Task requirements. Leaving out every picture, copy the lines of the data exactly, from the first through the line containing "from matplotlib.lines import Line2D".

Data segment.

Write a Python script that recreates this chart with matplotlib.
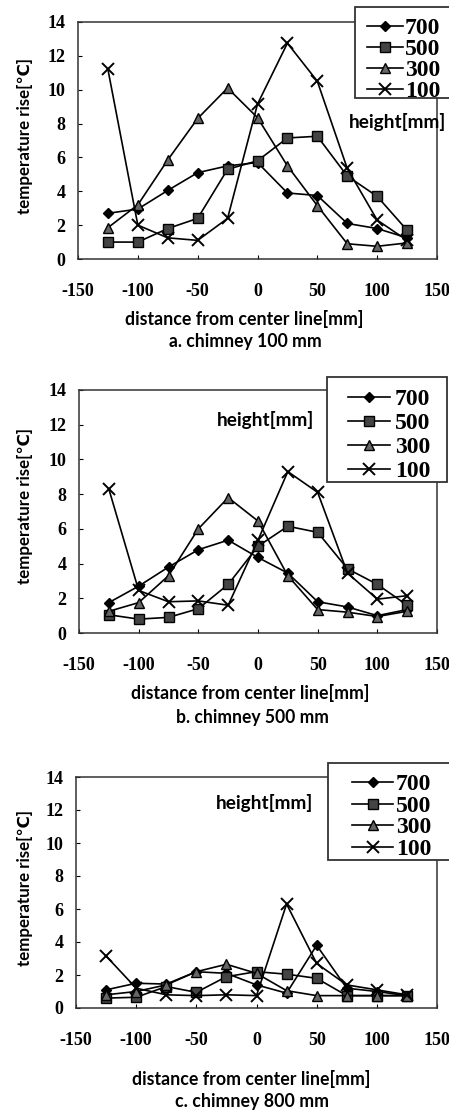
import matplotlib
matplotlib.use("Agg")
import matplotlib.pyplot as plt
from matplotlib.patches import Rectangle
from matplotlib.lines import Line2D

plt.rcParams['font.family'] = ['Liberation Serif', 'DejaVu Serif']
plt.rcParams['font.weight'] = 'bold'
plt.rcParams['axes.unicode_minus'] = False

W, H = 449, 1112
LABEL_FONT = ['Lato', 'DejaVu Sans']

distance = [-125, -100, -75, -50, -25, 0, 25, 50, 75, 100, 125]
heights = ["700", "500", "300", "100"]

# panel a: chimney 100 mm
a_700 = [2.7, 2.95, 4.05, 5.1, 5.5, 5.7, 3.9, 3.75, 2.1, 1.8, 1.25]
a_500 = [1.0, 1.0, 1.8, 2.4, 5.3, 5.8, 7.15, 7.25, 4.9, 3.7, 1.7]
a_300 = [1.85, 3.2, 5.85, 8.3, 10.1, 8.35, 5.5, 3.15, 0.9, 0.75, 0.95]
a_100 = [11.2, 2.0, 1.25, 1.1, 2.4, 9.15, 12.75, 10.5, 5.35, 2.3, 1.1]

# panel b: chimney 500 mm
b_700 = [1.75, 2.7, 3.8, 4.8, 5.35, 4.35, 3.45, 1.8, 1.5, 1.0, 1.35]
b_500 = [1.05, 0.8, 0.9, 1.4, 2.8, 5.0, 6.15, 5.8, 3.7, 2.8, 1.6]
b_300 = [1.25, 1.75, 3.3, 6.0, 7.8, 6.45, 3.3, 1.35, 1.2, 0.95, 1.25]
b_100 = [8.3, 2.45, 1.8, 1.85, 1.6, 5.35, 9.3, 8.1, 3.45, 1.95, 2.15]

# panel c: chimney 800 mm
c_700 = [1.1, 1.5, 1.45, 2.2, 2.1, 1.4, 0.9, 3.8, 1.2, 1.0, 0.75]
c_500 = [0.6, 0.65, 1.3, 0.95, 1.9, 2.2, 2.05, 1.8, 0.75, 0.75, 0.75]
c_300 = [0.8, 1.0, 1.4, 2.2, 2.65, 2.1, 1.05, 0.75, 0.75, 0.75, 0.75]
c_100 = [3.15, 1.2, 0.8, 0.75, 0.8, 0.75, 6.3, 2.7, 1.4, 1.1, 0.8]

panels = [
    ("a. chimney 100 mm", [a_700, a_500, a_300, a_100]),
    ("b. chimney 500 mm", [b_700, b_500, b_300, b_100]),
    ("c. chimney 800 mm", [c_700, c_500, c_300, c_100]),
]

styles = [
    dict(marker='D', markersize=5.5, markerfacecolor='black', markeredgecolor='black'),
    dict(marker='s', markersize=6.5, markerfacecolor='#444444', markeredgecolor='black'),
    dict(marker='^', markersize=7, markerfacecolor='#666666', markeredgecolor='black'),
    dict(marker='x', markersize=8, markeredgecolor='black', markeredgewidth=1.4),
]

# pixel layout of each panel (from top-left of the image)
# key = (handle x0, handle x1, text x, first row y, last row y)
layout = [
    dict(ax=(78, 22, 437, 259), box=(355, 7, 460, 98), key=(367, 403, 405, 26, 89),
         ht=(398, 122), xl=(244, 319), cap=(245, 342)),
    dict(ax=(79, 390, 437, 633), box=(327, 377, 447, 482), key=(348, 390, 395, 397, 469),
         ht=(266, 420), xl=(250, 693), cap=(252, 718)),
    dict(ax=(76, 777, 437, 1008), box=(328, 763, 460, 860), key=(352, 393, 396, 782, 847),
         ht=(265, 803), xl=(251, 1079), cap=(252, 1102)),
]


def fig_xy(px, py):
    return px / W, 1 - py / H


fig = plt.figure(figsize=(W / 100, H / 100), dpi=100)
renderer = fig.canvas.get_renderer()


def fit_text(x, y, s, width_px, rotation=0):
    t = fig.text(*fig_xy(x, y), s, fontsize=10, fontweight='bold', family=LABEL_FONT,
                 ha='center', va='center', rotation=rotation)
    bb = t.get_window_extent(renderer)
    cur = bb.height if rotation else bb.width
    t.set_fontsize(10 * width_px / cur)
    return t


def draw_key(lay):
    # boxed key in the top right, placed like the original's
    bl, bt, br, bb = lay["box"]
    fig.add_artist(Rectangle(fig_xy(bl, bb), (br - bl) / W, (bb - bt) / H,
                             transform=fig.transFigure, facecolor='white',
                             edgecolor='#333333', linewidth=1.3, zorder=5))
    hx0, hx1, tx, y0, y1 = lay["key"]
    n = len(heights)
    for i, (name, st) in enumerate(zip(heights, styles)):
        y = y0 + (y1 - y0) * i / (n - 1)
        fig.add_artist(Line2D([hx0 / W, hx1 / W], [1 - y / H] * 2, color='black',
                              linewidth=1.2, transform=fig.transFigure, zorder=6))
        fig.add_artist(Line2D([(hx0 + hx1) / 2 / W], [1 - y / H], color='black',
                              transform=fig.transFigure, zorder=6, **st))
        fig.text(tx / W, 1 - y / H, name, fontsize=17, fontweight='bold',
                 family='Liberation Serif', ha='left', va='center_baseline', zorder=7)


for (caption, series), lay in zip(panels, layout):
    l, t, r, b = lay["ax"]
    ax = fig.add_axes([l / W, 1 - b / H, (r - l) / W, (b - t) / H])
    for vals, name, st in zip(series, heights, styles):
        ax.plot(distance, vals, color='black', linewidth=1.2, label=name, **st)

    ax.set_xlim(-150, 150)
    ax.set_ylim(0, 14)
    ax.set_xticks(range(-150, 151, 50))
    ax.set_yticks(range(0, 15, 2))
    ax.tick_params(axis='x', direction='in', length=3, pad=17, labelsize=13)
    ax.tick_params(axis='y', direction='in', length=3, pad=9, labelsize=13)
    for lab in ax.get_xticklabels() + ax.get_yticklabels():
        lab.set_fontweight('bold')
    for sp in ax.spines.values():
        sp.set_linewidth(1.1)
        sp.set_color('#333333')

    draw_key(lay)

    fit_text(25, (t + b) / 2 - 5, "temperature rise[℃]", 156, rotation=90)
    fit_text(*lay["ht"], "height[mm]", 97)
    fit_text(*lay["xl"], "distance from center line[mm]", 238)
    fit_text(*lay["cap"], caption, 153)

fig.savefig("out.png", dpi=100)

Reply.
Write a Python script that recreates this chart with matplotlib.
import matplotlib
matplotlib.use("Agg")
import matplotlib.pyplot as plt
from matplotlib.patches import Rectangle
from matplotlib.lines import Line2D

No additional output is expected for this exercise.